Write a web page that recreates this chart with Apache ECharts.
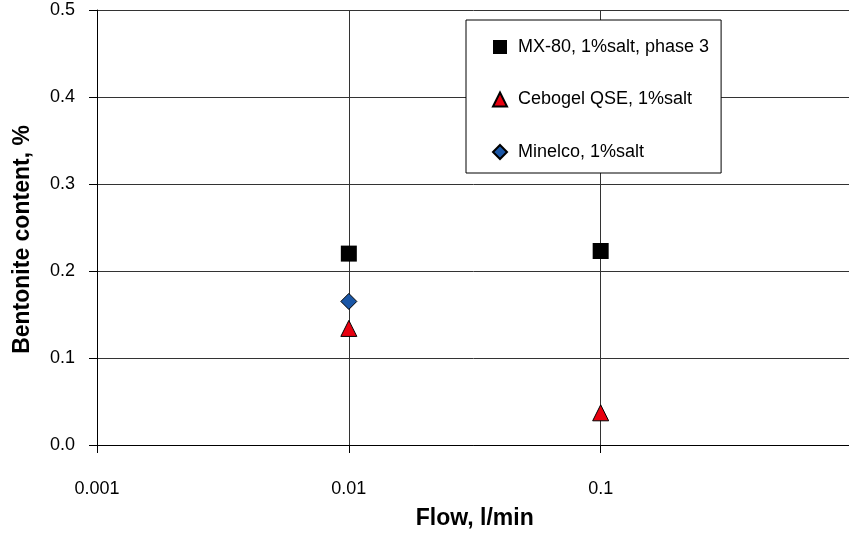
<!DOCTYPE html>
<html>
<head>
<meta charset="utf-8">
<script src="https://cdn.jsdelivr.net/npm/echarts@6/dist/echarts.min.js"></script>
<style>
  html, body { margin: 0; padding: 0; background: #fff; }
  #chart { width: 849px; height: 533px; }
</style>
</head>
<body>
<div id="chart"></div>
<script>
// Bentonite content measured at different flow rates
const mx80Flow = [0.01, 0.1];
const mx80Content = [0.220, 0.223];
const cebogelFlow = [0.01, 0.1];
const cebogelContent = [0.134, 0.037];
const minelcoFlow = [0.01];
const minelcoContent = [0.165];

const seriesNames = ['MX-80, 1%salt, phase 3', 'Cebogel QSE, 1%salt', 'Minelco, 1%salt'];
const xTickLabels = { '0.001': '0.001', '0.01': '0.01', '0.1': '0.1' };

const FONT = '"Liberation Sans", Arial, sans-serif';

function pairs(xs, ys) {
  return xs.map((x, i) => [x, ys[i]]);
}

const chart = echarts.init(document.getElementById('chart'), null, { renderer: 'canvas' });

chart.setOption({
  animation: false,
  backgroundColor: '#ffffff',
  textStyle: { fontFamily: FONT },
  grid: {
    left: 97, top: 10, width: 755.5, height: 435,
    containLabel: false,
    outerBoundsMode: 'none'
  },
  xAxis: {
    type: 'log',
    logBase: 10,
    min: 0.001,
    max: 1,
    name: 'Flow, l/min',
    nameLocation: 'middle',
    nameGap: 62,
    nameTextStyle: { fontFamily: FONT, fontSize: 23, fontWeight: 'bold', color: '#000' },
    axisLine: { show: true, onZero: false, lineStyle: { color: '#000', width: 1 } },
    axisTick: { show: true, inside: false, length: 8, lineStyle: { color: '#000' } },
    axisLabel: {
      margin: 35,
      fontFamily: FONT,
      fontSize: 18,
      color: '#000',
      formatter: function (v) {
        const key = String(+v.toPrecision(3));
        return xTickLabels[key] || '';
      }
    },
    splitLine: { show: true, lineStyle: { color: '#333', width: 1 } },
    minorTick: { show: false }
  },
  yAxis: {
    type: 'value',
    min: 0,
    max: 0.5,
    interval: 0.1,
    name: 'Bentonite content, %',
    nameLocation: 'middle',
    nameGap: 63,
    nameTextStyle: {
      fontFamily: FONT, fontSize: 23, fontWeight: 'bold', color: '#000',
      padding: [0, 24, 0, 0]
    },
    axisLine: { show: true, lineStyle: { color: '#000', width: 1 } },
    axisTick: { show: true, inside: false, length: 8, lineStyle: { color: '#000' } },
    axisLabel: {
      margin: 22,
      fontFamily: FONT,
      fontSize: 18,
      color: '#000',
      formatter: v => v.toFixed(1)
    },
    splitLine: { show: true, lineStyle: { color: '#333', width: 1 } }
  },
  legend: {
    orient: 'vertical',
    left: 466,
    top: 20,
    padding: [18, 12, 12, 26],
    itemGap: 34.5,
    itemWidth: 14,
    itemHeight: 14,
    backgroundColor: '#fff',
    borderColor: '#000',
    borderWidth: 1,
    borderRadius: 0,
    textStyle: { fontFamily: FONT, fontSize: 18, lineHeight: 18, color: '#000', padding: [0, 0, 0, 6] },
    data: seriesNames
  },
  series: [
    {
      name: seriesNames[0],
      type: 'scatter',
      symbol: 'rect',
      symbolSize: 16,
      itemStyle: { color: '#000', borderColor: '#000', borderWidth: 0, opacity: 1 },
      data: pairs(mx80Flow, mx80Content),
      z: 3
    },
    {
      name: seriesNames[1],
      type: 'scatter',
      symbol: 'triangle',
      symbolSize: [16, 16],
      itemStyle: { color: '#e8000f', borderColor: '#000', borderWidth: 1, opacity: 1 },
      data: pairs(cebogelFlow, cebogelContent),
      z: 3
    },
    {
      name: seriesNames[2],
      type: 'scatter',
      symbol: 'diamond',
      symbolSize: 16,
      itemStyle: { color: '#1a56a6', borderColor: '#000', borderWidth: 1, opacity: 1 },
      data: pairs(minelcoFlow, minelcoContent),
      z: 3
    }
  ]
});
</script>
</body>
</html>
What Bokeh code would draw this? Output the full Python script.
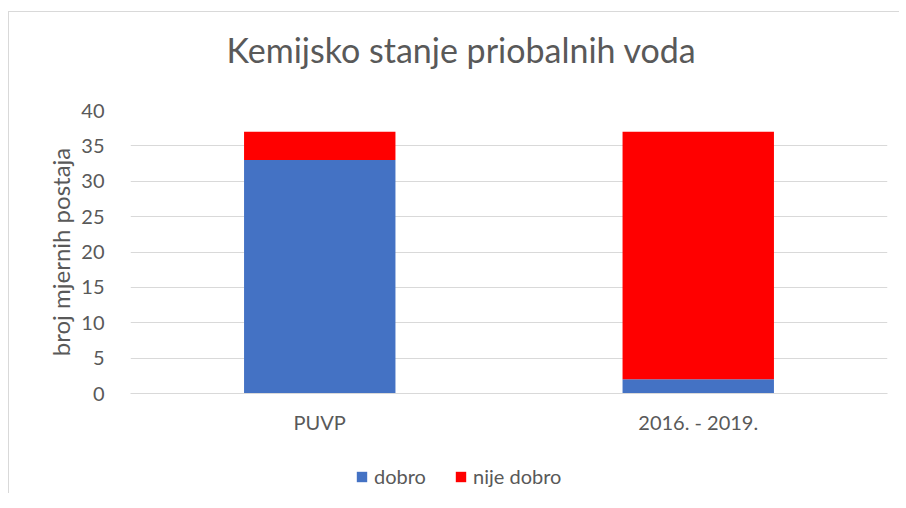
from bokeh.plotting import figure
from bokeh.layouts import column
from bokeh.models import Range1d, Legend, LegendItem, ColumnDataSource, FactorRange, FixedTicker, Title
from bokeh.embed import file_html
from bokeh.resources import INLINE

categories = ["PUVP", "2016. - 2019."]
dobro = [33, 2]
nije_dobro = [4, 35]
series = ["dobro", "nije dobro"]
colors = ["#4472C4", "#FF0000"]
y_ticks = [0, 5, 10, 15, 20, 25, 30, 35, 40]
title_text = "Kemijsko stanje priobalnih voda"
y_label = "broj mjernih postaja"

FONT = "Lato"
TXT = "#595959"
GRID = "#d9d9d9"

src = ColumnDataSource(dict(cat=categories, dobro=dobro, nije_dobro=nije_dobro))

p = figure(x_range=FactorRange(*categories), y_range=Range1d(0, 40),
           frame_width=757, frame_height=283, output_backend="svg", toolbar_location=None,
           min_border_left=121, min_border_right=12, min_border_top=130,
           min_border_bottom=60, title=None)
p.styles = {"margin-top": "-32px"}
p.border_fill_color = None
p.outline_line_color = None

rs = p.vbar_stack(["dobro", "nije_dobro"], x="cat", width=0.4, color=colors,
                  line_color=None, source=src)

p.xgrid.grid_line_color = None
p.ygrid.grid_line_color = GRID
p.yaxis.ticker = FixedTicker(ticks=y_ticks)
p.yaxis.axis_line_color = None
p.yaxis.major_tick_line_color = None
p.yaxis.minor_tick_line_color = None
p.yaxis.major_label_standoff = 20
p.yaxis.axis_label = y_label
p.yaxis.axis_label_standoff = 3
p.yaxis.axis_label_text_font_style = "normal"
p.yaxis.axis_label_text_font_size = "24px"
for ax in (p.xaxis[0], p.yaxis[0]):
    ax.major_label_text_font = FONT
    ax.major_label_text_font_size = "20px"
    ax.major_label_text_color = TXT
    ax.axis_label_text_font = FONT
    ax.axis_label_text_color = TXT
p.xaxis.axis_line_color = GRID
p.xaxis.major_tick_line_color = None
p.xaxis.minor_tick_line_color = None
p.xaxis.major_label_standoff = 10

title = Title(text=title_text, align="left", offset=96, standoff=82,
              vertical_align="bottom",
              text_font=FONT, text_font_size="34px", text_color=TXT,
              text_font_style="normal")
p.add_layout(title, "above")

# legend strip: a second, axis-less figure whose bars fall outside its range
pl = figure(x_range=p.x_range, y_range=Range1d(100, 200), width=890, height=40,
            output_backend="svg", toolbar_location=None, min_border=0,
            x_axis_location=None, y_axis_location=None, title=None)
pl.grid.visible = False
pl.outline_line_color = None
pl.border_fill_color = None
pl.background_fill_color = None
rl = pl.vbar_stack(["dobro", "nije_dobro"], x="cat", width=0.4, color=colors,
                   line_color=None, source=src)
legend = Legend(items=[LegendItem(label=series[i], renderers=[rl[i]]) for i in range(2)],
                orientation="horizontal", location=(225, 5),
                glyph_width=13, glyph_height=13, label_text_font=FONT,
                label_text_font_size="20px", label_text_color=TXT,
                border_line_color=None, background_fill_alpha=0, padding=0,
                spacing=23, label_standoff=6, label_width=57, margin=0)
pl.add_layout(legend, "center")

layout = column(p, pl, spacing=0,
                styles={"margin-left": "8px", "margin-top": "11px",
                        "border-left": "1px solid #d9d9d9",
                        "border-top": "1px solid #d9d9d9"})

open("out.html", "w").write(file_html(layout, INLINE))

» Exercise goal: Whichever lines contain the string "this", select and copy them.

» Task solution:
Write a web page that recreates this chart with Apache ECharts.
What Bokeh code would draw this? Output the full Python script.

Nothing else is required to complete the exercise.